Given request: Look at the data below and print exactly the lines from its first line through the line with "const yTicks = [500, 550, 600, 650, 700, 750, 800, 850];"; the pictures stay out of the copy.

————

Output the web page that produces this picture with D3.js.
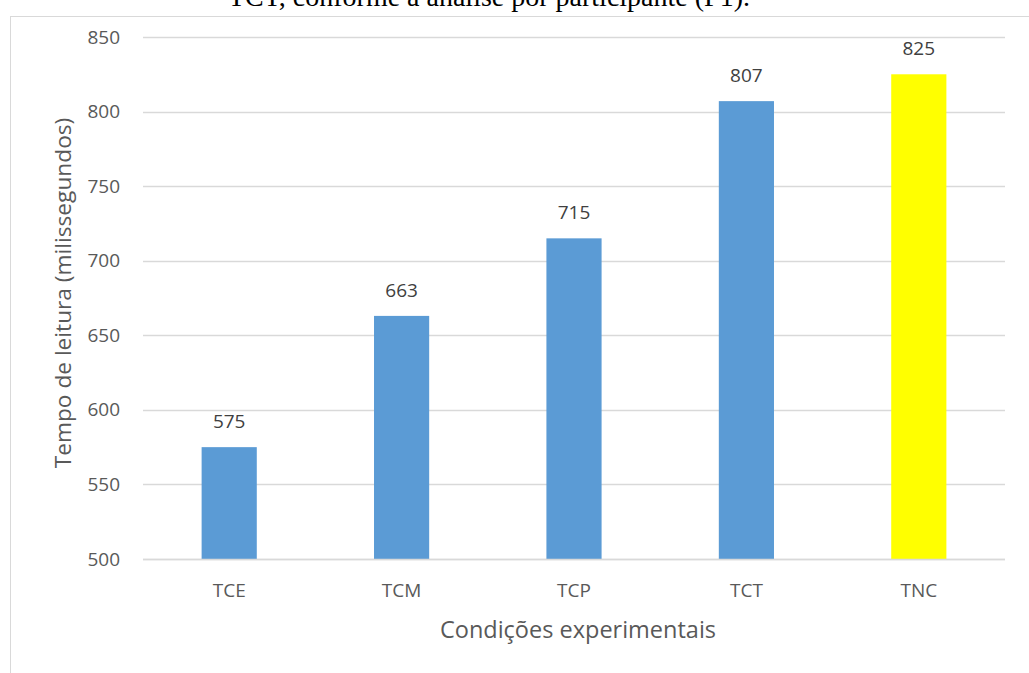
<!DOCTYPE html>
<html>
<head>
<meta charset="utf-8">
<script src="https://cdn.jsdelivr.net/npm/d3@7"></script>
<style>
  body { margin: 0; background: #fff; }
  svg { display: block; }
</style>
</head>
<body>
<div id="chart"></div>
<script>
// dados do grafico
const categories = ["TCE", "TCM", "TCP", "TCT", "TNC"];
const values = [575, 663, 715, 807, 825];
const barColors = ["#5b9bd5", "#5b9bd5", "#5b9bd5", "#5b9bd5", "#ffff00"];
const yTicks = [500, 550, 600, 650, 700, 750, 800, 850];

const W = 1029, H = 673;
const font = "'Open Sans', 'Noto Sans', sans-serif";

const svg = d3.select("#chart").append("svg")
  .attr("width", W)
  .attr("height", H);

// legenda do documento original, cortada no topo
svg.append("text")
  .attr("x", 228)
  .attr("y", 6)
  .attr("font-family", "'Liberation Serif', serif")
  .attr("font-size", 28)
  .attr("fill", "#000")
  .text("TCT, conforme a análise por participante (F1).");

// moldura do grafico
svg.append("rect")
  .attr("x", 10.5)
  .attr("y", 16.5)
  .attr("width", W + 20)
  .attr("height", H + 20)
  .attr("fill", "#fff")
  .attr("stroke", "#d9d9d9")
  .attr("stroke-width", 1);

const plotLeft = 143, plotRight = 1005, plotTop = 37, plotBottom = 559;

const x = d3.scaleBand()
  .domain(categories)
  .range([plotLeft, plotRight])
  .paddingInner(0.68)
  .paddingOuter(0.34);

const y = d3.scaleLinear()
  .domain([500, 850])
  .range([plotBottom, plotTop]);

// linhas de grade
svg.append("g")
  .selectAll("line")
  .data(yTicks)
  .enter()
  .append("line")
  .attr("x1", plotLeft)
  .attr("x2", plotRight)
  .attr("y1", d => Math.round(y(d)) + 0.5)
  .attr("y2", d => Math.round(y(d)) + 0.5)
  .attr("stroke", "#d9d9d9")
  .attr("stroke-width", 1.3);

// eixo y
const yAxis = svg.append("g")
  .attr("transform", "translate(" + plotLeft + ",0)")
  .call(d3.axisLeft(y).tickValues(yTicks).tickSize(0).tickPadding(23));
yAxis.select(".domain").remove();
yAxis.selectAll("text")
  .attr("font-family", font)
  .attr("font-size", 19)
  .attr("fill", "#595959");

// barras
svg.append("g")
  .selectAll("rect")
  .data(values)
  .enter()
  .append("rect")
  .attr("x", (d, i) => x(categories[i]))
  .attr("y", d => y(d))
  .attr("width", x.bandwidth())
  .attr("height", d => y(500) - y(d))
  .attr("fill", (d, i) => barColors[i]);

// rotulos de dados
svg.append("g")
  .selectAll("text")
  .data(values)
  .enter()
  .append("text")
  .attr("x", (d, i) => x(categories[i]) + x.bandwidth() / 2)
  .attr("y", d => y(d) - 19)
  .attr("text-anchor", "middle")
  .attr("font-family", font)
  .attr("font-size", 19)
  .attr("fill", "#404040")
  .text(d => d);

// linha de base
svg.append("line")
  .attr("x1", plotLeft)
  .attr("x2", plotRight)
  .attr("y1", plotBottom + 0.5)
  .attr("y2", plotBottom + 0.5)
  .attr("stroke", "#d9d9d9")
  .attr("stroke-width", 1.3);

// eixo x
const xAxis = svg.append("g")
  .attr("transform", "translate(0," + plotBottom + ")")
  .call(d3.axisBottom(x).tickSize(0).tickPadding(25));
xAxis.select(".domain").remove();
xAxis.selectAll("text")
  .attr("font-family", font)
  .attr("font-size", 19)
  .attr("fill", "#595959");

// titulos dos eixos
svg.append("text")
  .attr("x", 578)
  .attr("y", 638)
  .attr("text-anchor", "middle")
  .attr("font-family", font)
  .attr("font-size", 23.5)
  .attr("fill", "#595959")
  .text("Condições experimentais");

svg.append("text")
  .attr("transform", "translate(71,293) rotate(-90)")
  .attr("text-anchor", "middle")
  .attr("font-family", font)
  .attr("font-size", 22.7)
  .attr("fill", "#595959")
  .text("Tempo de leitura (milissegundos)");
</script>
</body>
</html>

————

Response to this exercise:
Output the web page that produces this picture with D3.js.
<!DOCTYPE html>
<html>
<head>
<meta charset="utf-8">
<script src="https://cdn.jsdelivr.net/npm/d3@7"></script>
<style>
  body { margin: 0; background: #fff; }
  svg { display: block; }
</style>
</head>
<body>
<div id="chart"></div>
<script>
// dados do grafico
const categories = ["TCE", "TCM", "TCP", "TCT", "TNC"];
const values = [575, 663, 715, 807, 825];
const barColors = ["#5b9bd5", "#5b9bd5", "#5b9bd5", "#5b9bd5", "#ffff00"];
const yTicks = [500, 550, 600, 650, 700, 750, 800, 850];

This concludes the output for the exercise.